Brothers and Keepers (1984), a memoir by John Edgar Wideman, charts the wildly divergent paths taken by two African-American brothers despite similar upbringings. Hailing from a family of modest means in the Homewood neighborhood of Pittsburgh, Pennsylvania, the author, John, grows up to become a Rhodes Scholar, a college professor, and a successful writer. Meanwhile, his brother, Robby, is a heroin addict who receives a life sentence for his role in a botched robbery and confidence scheme that turn deadly. Through personal recollections and lengthy interviews conducted through prison glass, Wideman compares the trajectory of his own life to that of his brother’s and, in the process, tells a story that grapples with race, identity, prison conditions, and the American Dream.
The book begins in February 1976 in Laramie, Wyoming, a town Wideman says is as white demographically as it is white with snow from the region’s brutal winters. Wideman, who at the time teaches literature and creative writing at the University of Wyoming, awaits the arrival of Robby, a fugitive wanted for murder in the wake of a robbery three months earlier that goes wrong in every possible way. Along with two black accomplices, Robby—unemployed and desperate for cash to fund his heroin addiction—had planned to rob a white man to whom they had promised a batch of stolen television sets. When the fence flees, he is shot by one of the accomplices who mistakenly sees the fence reach for a non-existent gun.
Wideman reflects on how the two men’s lives have taken such dramatically different turns. In high school, Wideman and his sister are both stars, academically and athletically. Ten years younger than John and eager to carve out his own separate identity, Robby vies for stardom on the street, falling in with a rough crowd of drinkers, drug users, and petty criminals. Despite their differences, Wideman concludes that both he and Robby are chasing a different aspect of the American Dream—the former through “white” notions of family and stability, the latter through the path of the outlaw which, to Robby and many other African-Americans, feels like the more viable option considering the racism black men and women face in America. For example, when the police show up to arrest Robby the day after he arrives at his brother’s home in Laramie, Wideman describes almost being arrested himself: “I was black. My brother was a suspect. So perhaps I was the fourth perpetrator. No matter that I lived four hundred miles from the scene of the crime. No matter that I wrote books and taught literature and creative writing at the university. I was black. Robby was my brother. Those unalterable facts would always incriminate me.”
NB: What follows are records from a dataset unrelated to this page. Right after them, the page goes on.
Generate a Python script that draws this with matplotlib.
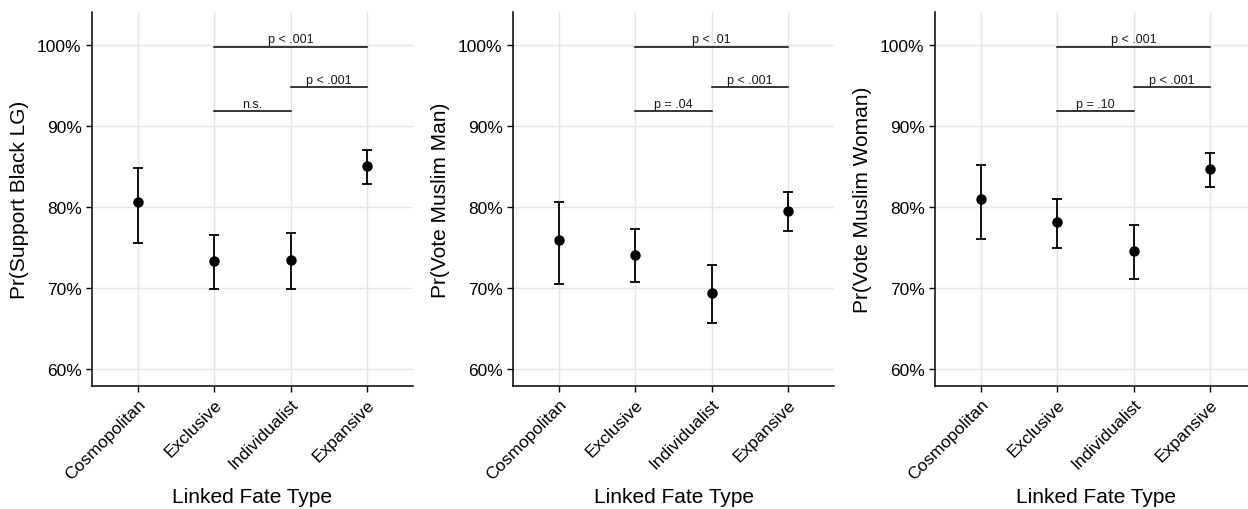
import matplotlib.pyplot as plt
import numpy as np

plt.rcParams['font.family'] = ['Liberation Sans', 'DejaVu Sans']

categories = ["Cosmopolitan", "Exclusive", "Individualist", "Expansive"]

# estimates and 95% CI, in percent
support_black_lg = [80.6, 73.3, 73.45, 85.1]
support_black_lg_lo = [75.55, 69.9, 69.9, 82.9]
support_black_lg_hi = [84.85, 76.5, 76.75, 87.05]

vote_muslim_man = [75.9, 74.1, 69.4, 79.55]
vote_muslim_man_lo = [70.5, 70.75, 65.7, 77.0]
vote_muslim_man_hi = [80.6, 77.3, 72.9, 81.85]

vote_muslim_woman = [81.05, 78.1, 74.6, 84.7]
vote_muslim_woman_lo = [76.1, 74.9, 71.15, 82.5]
vote_muslim_woman_hi = [85.2, 81.0, 77.8, 86.7]

ylabels = ["Pr(Support Black LG)", "Pr(Vote Muslim Man)", "Pr(Vote Muslim Woman)"]

# brackets: (from category, to category, height in percent)
bracket_pairs = [(1, 3), (2, 3), (1, 2)]
bracket_heights = [99.8, 94.8, 91.85]
bracket_labels = [
    ["p < .001", "p < .001", "n.s."],
    ["p < .01", "p < .001", "p = .04"],
    ["p < .001", "p < .001", "p = .10"],
]

panels = [
    (support_black_lg, support_black_lg_lo, support_black_lg_hi),
    (vote_muslim_man, vote_muslim_man_lo, vote_muslim_man_hi),
    (vote_muslim_woman, vote_muslim_woman_lo, vote_muslim_woman_hi),
]

W, H = 1248, 510
fig = plt.figure(figsize=(W / 100, H / 100), dpi=100)
lefts = [92, 513, 935]
ax_w = 321
ax_top, ax_bot = 13, 387

x = np.arange(len(categories))
for i, (est, lo, hi) in enumerate(panels):
    ax = fig.add_axes([lefts[i] / W, 1 - ax_bot / H, ax_w / W, (ax_bot - ax_top) / H])
    est = np.array(est)
    yerr = [est - np.array(lo), np.array(hi) - est]
    ax.errorbar(x, est, yerr=yerr, fmt="o", color="black", ms=6.5,
                elinewidth=1.3, capsize=3.5, capthick=1.3, zorder=3)

    for (a, b), h, lab in zip(bracket_pairs, bracket_heights, bracket_labels[i]):
        ax.plot([a, b], [h, h], color="black", lw=1.1, zorder=3)
        ax.text((a + b) / 2, h + 0.2, lab, ha="center", va="bottom",
                fontsize=9, color="#1a1a1a")

    ax.set_xlim(-0.6, 3.6)
    ax.set_ylim(57.9, 104.1)
    ax.set_yticks([60, 70, 80, 90, 100])
    ax.set_yticklabels([f"{v}%" for v in [60, 70, 80, 90, 100]])
    ax.set_xticks(x)
    ax.set_xticklabels(categories, rotation=45, ha="right", rotation_mode="anchor")
    ax.grid(True, color="#e5e5e5", lw=1.0, zorder=0)
    ax.set_axisbelow(True)
    for s in ["top", "right"]:
        ax.spines[s].set_visible(False)
    for s in ["left", "bottom"]:
        ax.spines[s].set_linewidth(1.1)
        ax.spines[s].set_color("black")
    ax.tick_params(axis="both", colors="black", labelsize=12.5, length=4, width=1.0)
    ax.set_ylabel(ylabels[i], fontsize=15, labelpad=6)
    ax.set_xlabel("Linked Fate Type", fontsize=15, labelpad=3)

fig.savefig("out.png", dpi=100)
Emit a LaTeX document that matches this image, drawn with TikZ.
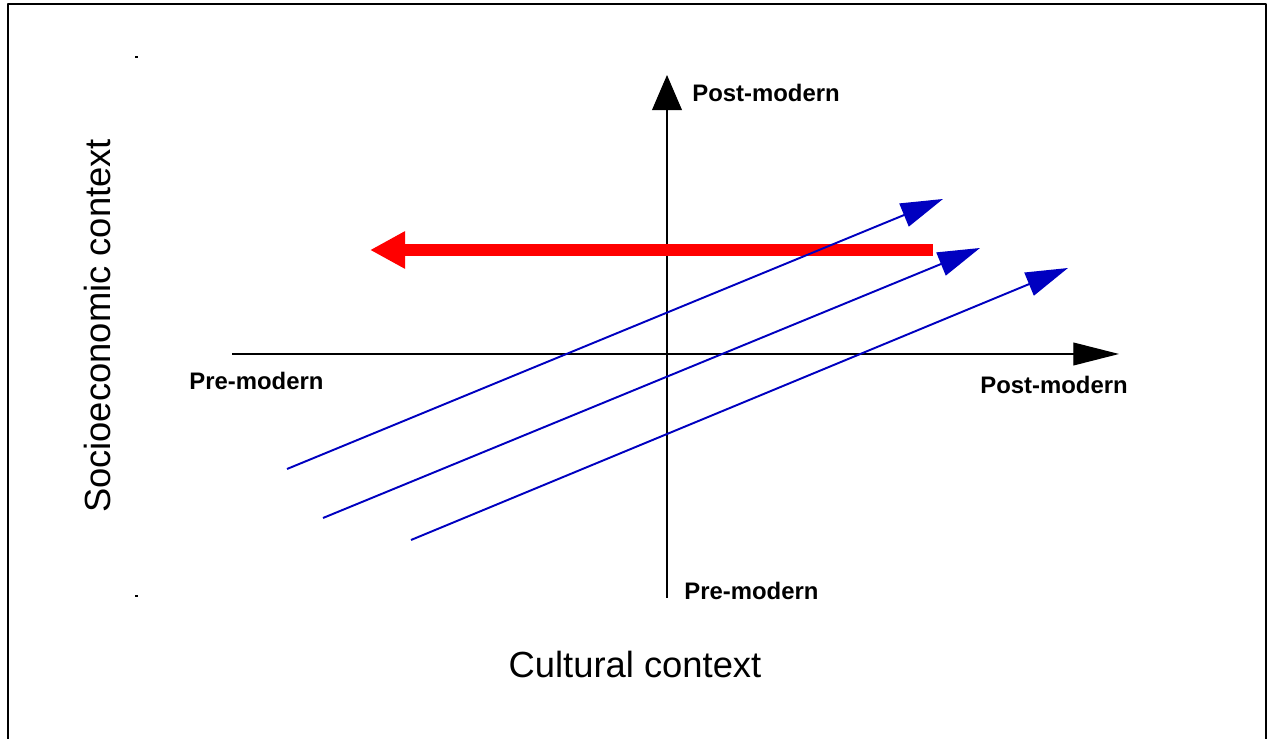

Wideman also reflects on the sacrifices both men make in pursuit of their goals—for Robby, this means freedom and comfort, and for John, it means his identity and sense of community as a black man lost in his assimilation into white society. “I’d come west to escape the demons Robby personified,” Wideman writes. “I didn’t need outlaw brothers reminding me how much had been lost, how much compromised, how terribly the world still raged beyond the charmed circle of my life on the Laramie plains.” For Wideman, life as a law-abiding citizen means swallowing his rage instead of acting out against the individuals and institutions out to destroy him as a black man.
After his brother’s arrest, the book shifts gears to examine the harsh conditions of American prisons—conditions which plague black men like Robby to a disproportionate degree. Wideman describes the corrupt and sadistic tendencies of the guards—the “keepers” of the book’s title—who go so far as to murder prisoners they label “troublemakers.” Even prisoners like Robby, who manage to avoid these unofficial “death sentences,” suffer what Wideman calls “civil death”; he compares his prison visits to attending the funeral of a loved one, but with less closure.
As the book progresses, Wideman supplements the narrative with poems, letters, and first-person accounts written from Robby’s perspective, allowing the reader to better understand the younger brother’s motivations and how what began as youthful rebellion, common among teens of all backgrounds, spiraled out-of-control in no small part because of the razor-thin margin of error faced by black Americans. By the end of the book, Robby has earned a college degree from prison, adopting some of his brothers’ character traits in the process and finally, to some extent at least, coming to terms with the duality of the black experience in America—which, more than anything else, is Wideman’s guiding preoccupation in writing
Brothers and Keepers.
Perhaps, ironically, it is Wideman—imprisoned within metaphorical penitentiary walls of his own making—who never quite reconciles this duality within himself, writing, “I had no feelings apart from the series of roles and masquerades I found myself playing. And my greatest concern at the time had nothing to do with re-establishing an authentic core. What I feared most and spent most of my energy avoiding, was being unmasked.” This pessimistic mood pervades much of the book and is only worsened near the end when the reader discovers that the prison program Robby used to obtain a college degree has been discontinued.
While happy endings and easy answers largely elude the Wideman brothers, they obtain a level of understanding of themselves and, more broadly, what it means to be black in America—an understanding that is shared with the reader. As Ishmael Reed writes in a review for
The New York Times, “By combining his own literary skill with the candor and vitality of his brother's street style, Mr. Wideman gives added power and dimension to this book about the contrary values and goals of two brothers.”